Of course, performances in Wachowski movies have always had a stilted quality. But the mannered stoicism of Hugo Weaving and Keanu Reeves didn't make "The Matrix" any less fun.

And you can feel the Wachowskis trying to inject a sense of humor into "Jupiter Ascending." But too often the laughs derive from unintentional self-parody related to the grandiose over-reach of the Wachowskis' "world-building."

A movie world, no matter how elaborate, has to make sense on its own terms. For instance: I liked Tatum's supersonic hockey skates, but it's weird that everybody keeps forgetting he has them on, and that, like E.T., he can simply fly away from danger. Here, it's always a constant surprise to his enemies. I mean, if you took him prisoner, wouldn't you make him take them off?
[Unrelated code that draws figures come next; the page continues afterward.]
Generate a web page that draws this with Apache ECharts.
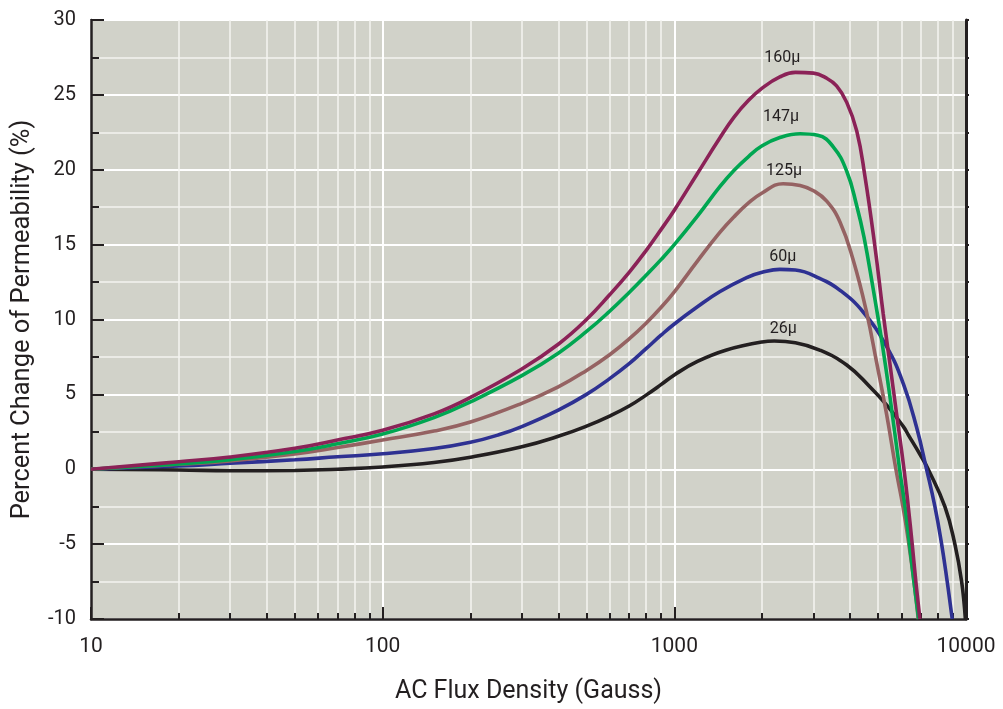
<!DOCTYPE html>
<html>
<head>
<meta charset="utf-8">
<script src="https://cdn.jsdelivr.net/npm/echarts@6/dist/echarts.min.js"></script>
<style>
  html, body { margin: 0; padding: 0; background: #ffffff; }
  #chart { width: 1003px; height: 709px; }
</style>
</head>
<body>
<div id="chart"></div>
<script>
// Tick positions on the logarithmic flux axis
const decadeTicks = [10, 100, 1000, 10000];
const minorTicks = [20, 30, 40, 50, 60, 70, 80, 90,
                    200, 300, 400, 500, 600, 700, 800, 900,
                    2000, 3000, 4000, 5000, 6000, 7000, 8000, 9000];

// Curve names (initial permeability grades)
const gradeNames = ['26μ', '60μ', '125μ', '147μ', '160μ'];

// [AC flux density (G), percent change of permeability (%)]
const mu26 = [
  [10, 0], [20, -0.05], [30, -0.1], [50, -0.08], [70, 0], [100, 0.15], [150, 0.45],
  [200, 0.8], [300, 1.5], [400, 2.2], [500, 2.88], [600, 3.55], [700, 4.22], [800, 4.95],
  [900, 5.65], [1000, 6.3], [1200, 7.2], [1500, 7.95], [2000, 8.5], [2200, 8.56],
  [2600, 8.45], [3150, 7.96], [3900, 6.96], [4680, 5.51], [5340, 4.3], [6100, 2.85],
  [6340, 2.3], [6950, 1.0], [7420, 0], [8466, -2.5], [9160, -5], [9660, -7.5], [9950, -10]
];
const mu60 = [
  [10, 0], [20, 0.22], [30, 0.4], [50, 0.63], [70, 0.83], [100, 1.03], [150, 1.38],
  [200, 1.8], [250, 2.3], [300, 2.85], [400, 3.95], [500, 5.0], [600, 6.05], [700, 7.05],
  [800, 8.05], [900, 8.95], [1000, 9.7], [1200, 10.85], [1430, 11.85], [1770, 12.8],
  [2000, 13.15], [2300, 13.35], [2600, 13.3], [3150, 12.75], [3700, 11.95], [4440, 10.5],
  [5340, 8.2], [6100, 5.7], [6770, 2.8], [7325, 0], [7825, -2.5], [8250, -5],
  [8620, -7.5], [8970, -10]
];
const mu125 = [
  [10, 0], [20, 0.33], [30, 0.56], [50, 1.02], [70, 1.45], [100, 1.95], [150, 2.55],
  [200, 3.15], [300, 4.4], [400, 5.5], [500, 6.6], [600, 7.65], [700, 8.7], [800, 9.75],
  [900, 10.8], [1000, 11.85], [1200, 13.9], [1430, 15.8], [1600, 16.85], [1800, 17.8],
  [2000, 18.45], [2360, 19.07], [2700, 18.95], [3000, 18.6], [3330, 17.9], [3700, 16.5],
  [4100, 14.0], [4560, 10.5], [4930, 7.2], [5340, 3.7], [5750, 0], [6080, -2.5],
  [6370, -5], [6630, -7.5], [6860, -10]
];
const mu147 = [
  [10, 0], [20, 0.36], [30, 0.63], [50, 1.18], [70, 1.7], [100, 2.35], [150, 3.45],
  [200, 4.5], [300, 6.25], [400, 7.75], [500, 9.2], [600, 10.55], [700, 11.8], [800, 12.95],
  [900, 14.0], [1000, 15.0], [1200, 16.9], [1430, 18.85], [1600, 19.95], [1800, 20.9],
  [2000, 21.6], [2300, 22.15], [2700, 22.4], [3100, 22.3], [3500, 21.55], [3900, 19.9],
  [4220, 17.6], [4470, 15.5], [4800, 12.1], [5140, 8.6], [5480, 4.9], [5920, 0],
  [6180, -2.5], [6400, -5], [6630, -7.5], [6880, -10]
];
const mu160 = [
  [10, 0], [20, 0.5], [30, 0.82], [50, 1.4], [70, 1.95], [100, 2.6], [150, 3.7],
  [200, 4.8], [300, 6.7], [400, 8.35], [500, 10.0], [600, 11.65], [700, 13.15], [800, 14.6],
  [900, 16.0], [1000, 17.3], [1200, 19.75], [1430, 22.1], [1600, 23.5], [1800, 24.65],
  [2000, 25.45], [2300, 26.2], [2600, 26.5], [3000, 26.45], [3300, 26.15], [3600, 25.6],
  [3900, 24.5], [4220, 22.6], [4500, 19.6], [4870, 14.9], [5200, 10.4], [5480, 7.1],
  [5780, 3.7], [6130, 0], [6340, -2.5], [6540, -5], [6730, -7.5], [6950, -10]
];
const curveData = [mu26, mu60, mu125, mu147, mu160];

// Line colours and label nudges for each curve
const curveColors = ['#231f20', '#2e3192', '#956262', '#00a651', '#8b2257'];
const labelNudge = [[9, 4], [3, 4], [1, 5], [-19, 9], [-13, 6]];

const ink = '#231f20';
const font = 'Roboto, "DejaVu Sans", sans-serif';

const chart = echarts.init(document.getElementById('chart'), null, { renderer: 'canvas' });

const series = curveData.map((pts, i) => ({
  name: gradeNames[i],
  type: 'line',
  xAxisIndex: 0,
  yAxisIndex: 0,
  data: pts,
  smooth: 0.45,
  showSymbol: false,
  clip: true,
  lineStyle: { color: curveColors[i], width: 3.6 },
  itemStyle: { color: curveColors[i] },
  z: 3 + i,
  markPoint: {
    symbol: 'circle',
    symbolSize: 0,
    data: [{ type: 'max', valueDim: 'y' }],
    label: {
      show: true,
      position: 'top',
      distance: labelNudge[i][1],
      offset: [labelNudge[i][0], 0],
      formatter: gradeNames[i],
      fontFamily: font,
      fontSize: 16,
      color: ink
    }
  }
}));

chart.setOption({
  animation: false,
  grid: {
    left: 91, right: 37, top: 20, bottom: 90,
    show: true,
    backgroundColor: '#d1d2c9',
    borderColor: '#4a4a4a',
    borderWidth: 1.5,
    outerBoundsMode: 'none',
    containLabel: false
  },
  xAxis: [
    {
      type: 'log', logBase: 10, min: 10, max: 10000, position: 'bottom',
      name: 'AC Flux Density (Gauss)',
      nameLocation: 'middle', nameGap: 60,
      nameTextStyle: { fontFamily: font, fontSize: 25, color: ink },
      axisLine: { show: true, onZero: false, lineStyle: { color: ink, width: 2.5 } },
      axisTick: { show: true, inside: true, length: 12, customValues: decadeTicks,
                  lineStyle: { color: ink, width: 2 } },
      axisLabel: { show: true, customValues: decadeTicks, margin: 17,
                   formatter: v => String(Math.round(v)),
                   fontFamily: font, fontSize: 21, color: ink },
      splitLine: { show: true, lineStyle: { color: '#ffffff', width: 2 } }
    },
    {
      type: 'log', logBase: 10, min: 10, max: 10000, position: 'bottom',
      axisLine: { show: false, onZero: false },
      axisTick: { show: true, inside: true, length: 6, customValues: minorTicks,
                  lineStyle: { color: ink, width: 2 } },
      axisLabel: { show: false },
      splitLine: { show: true, lineStyle: { color: '#f4f4f0', width: 1.5 } }
    }
  ],
  yAxis: [
    {
      type: 'value', min: -10, max: 30, interval: 5, position: 'left',
      name: 'Percent Change of Permeability (%)',
      nameLocation: 'middle', nameGap: 55, nameRotate: 90,
      nameTextStyle: { fontFamily: font, fontSize: 25.5, color: ink },
      axisLine: { show: true, onZero: false, lineStyle: { color: ink, width: 2.5 } },
      axisTick: { show: true, inside: true, length: 13, lineStyle: { color: ink, width: 2 } },
      minorTick: { show: true, splitNumber: 2, length: 8, lineStyle: { color: ink, width: 2 } },
      axisLabel: { margin: 15, fontFamily: font, fontSize: 20, color: ink,
                   formatter: v => String(v) },
      splitLine: { show: true, lineStyle: { color: '#ffffff', width: 2 } },
      minorSplitLine: { show: true, lineStyle: { color: '#f4f4f0', width: 1.5 } }
    },
    {
      type: 'value', min: -10, max: 30, interval: 2.5, position: 'right',
      axisLine: { show: true, onZero: false, lineStyle: { color: ink, width: 3 } },
      axisTick: { show: true, inside: false, length: 3, lineStyle: { color: ink, width: 2 } },
      axisLabel: { show: false },
      splitLine: { show: false }
    }
  ],
  series: series
});
</script>
</body>
</html>
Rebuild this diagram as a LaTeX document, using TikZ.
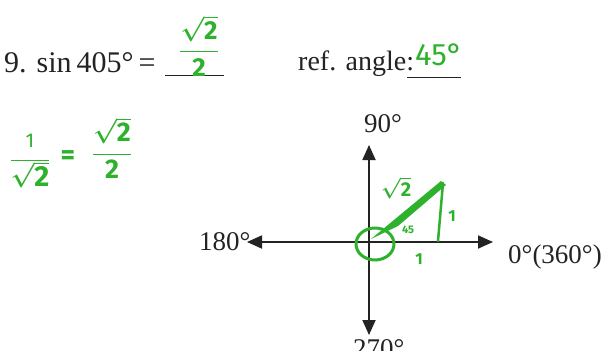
\documentclass[tikz,border=0pt]{standalone}
\usepackage{fontspec}
\setmainfont{Liberation Serif}
\newfontfamily\hand{Fira Sans}
\usetikzlibrary{arrows.meta}
\definecolor{pen}{RGB}{46,178,46}
\definecolor{ink}{RGB}{35,35,35}
\newcommand{\hd}[1]{\hbox{\hand\bfseries #1}}
\begin{document}
\begin{tikzpicture}[x=1pt,y=-1pt,
  axis/.style={draw=ink,line width=1.8pt,-{Triangle[length=15pt,width=13pt]}},
  lbl/.style={text=ink,inner sep=0pt,anchor=base west},
  hw/.style={text=pen,inner sep=0pt},
  penline/.style={draw=pen,line width=3pt,line cap=round,line join=round},
  blank/.style={draw=ink,line width=1pt}]
\useasboundingbox[fill=white] (0,0) rectangle (606,351);
% header
\node[lbl,font=\fontsize{30}{34}\selectfont] (q) at (4,72) {9. sin\,405°\,=};
\coordinate (u1a) at (165,75); \coordinate (u1b) at (224,75);
\draw[blank] (u1a) -- (u1b);
\node[hw,font=\boldmath\fontsize{26}{30}\selectfont] (ans) at (199,46) {$\displaystyle\frac{\sqrt{\hd{2}}}{\hd{2}}$};
\node[lbl,font=\fontsize{28}{32}\selectfont] (ref) at (298,70) {ref. angle:};
\coordinate (u2a) at (407,77); \coordinate (u2b) at (461,77);
\draw[blank] (u2a) -- (u2b);
\node[hw,anchor=base west,font=\hand\fontsize{31}{34}\selectfont] (ra) at (415,65) {45°};
% left note
\node[hw,font=\boldmath\fontsize{29}{32}\selectfont] (n1) at (30,161) {$\displaystyle\frac{\hbox{\hand\fontsize{20}{22}\selectfont 1}}{\sqrt{\hd{2}}}$};
\node[hw,font=\hand\bfseries\fontsize{28}{30}\selectfont] (neq) at (68,158) {=};
\node[hw,font=\boldmath\fontsize{27}{30}\selectfont] (n2) at (112,148) {$\displaystyle\frac{\sqrt{\hd{2}}}{\hd{2}}$};
% axes
\coordinate (O) at (369,242);
\coordinate (E) at (493,242);
\coordinate (W) at (247,242);
\coordinate (N) at (369,145);
\coordinate (S) at (369,335);
\draw[axis] (O) -- (E);
\draw[axis] (O) -- (W);
\draw[axis] (O) -- (N);
\draw[axis] (O) -- (S);
\node[lbl,font=\fontsize{27}{30}\selectfont] (l90) at (364,132) {90°};
\node[lbl,font=\fontsize{27}{30}\selectfont] (l180) at (199,250) {180°};
\node[lbl,font=\fontsize{27}{30}\selectfont] (l0) at (508,263) {0°(360°)};
\node[lbl,font=\fontsize{27}{30}\selectfont] (l270) at (353,357) {270°};
% handwritten triangle
\coordinate (A) at (443,183);
\coordinate (B) at (438,241);
\fill[pen] (371,239) -- (441,181) -- (446,185) -- (398,226) -- cycle;
\draw[penline,line width=2.5pt] (A) -- (B);
\draw[penline] (375,244) ellipse [x radius=19pt, y radius=16pt];
\node[hw,font=\boldmath\fontsize{20}{22}\selectfont] (hyp) at (396,188) {$\sqrt{\hd{2}}$};
\node[hw,font=\hand\bfseries\fontsize{16}{18}\selectfont] (s1) at (452,216) {1};
\node[hw,font=\hand\bfseries\fontsize{16}{18}\selectfont] (s2) at (419,259) {1};
\node[hw,font=\hand\bfseries\fontsize{11}{12}\selectfont] (ang) at (408,230) {45};
\end{tikzpicture}
\end{document}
In the end, buried in the rubble of their own disintegrating internal logic, the Wachowskis pull a Michael Bay, and douse the whole thing in about $150 million worth of special effects, hoping for the best. So, we get another blue-screen hero jumping from ledge to ledge of a collapsing tower, an effect we've seen so many times, we know there is no actual danger, and certainly no danger of originality.

Speaking of Bay, the Wachowskis borrow ideas from his best movie, "The Island," and from Andrew Niccol's "In Time."

Either of which can be happily substituted for this.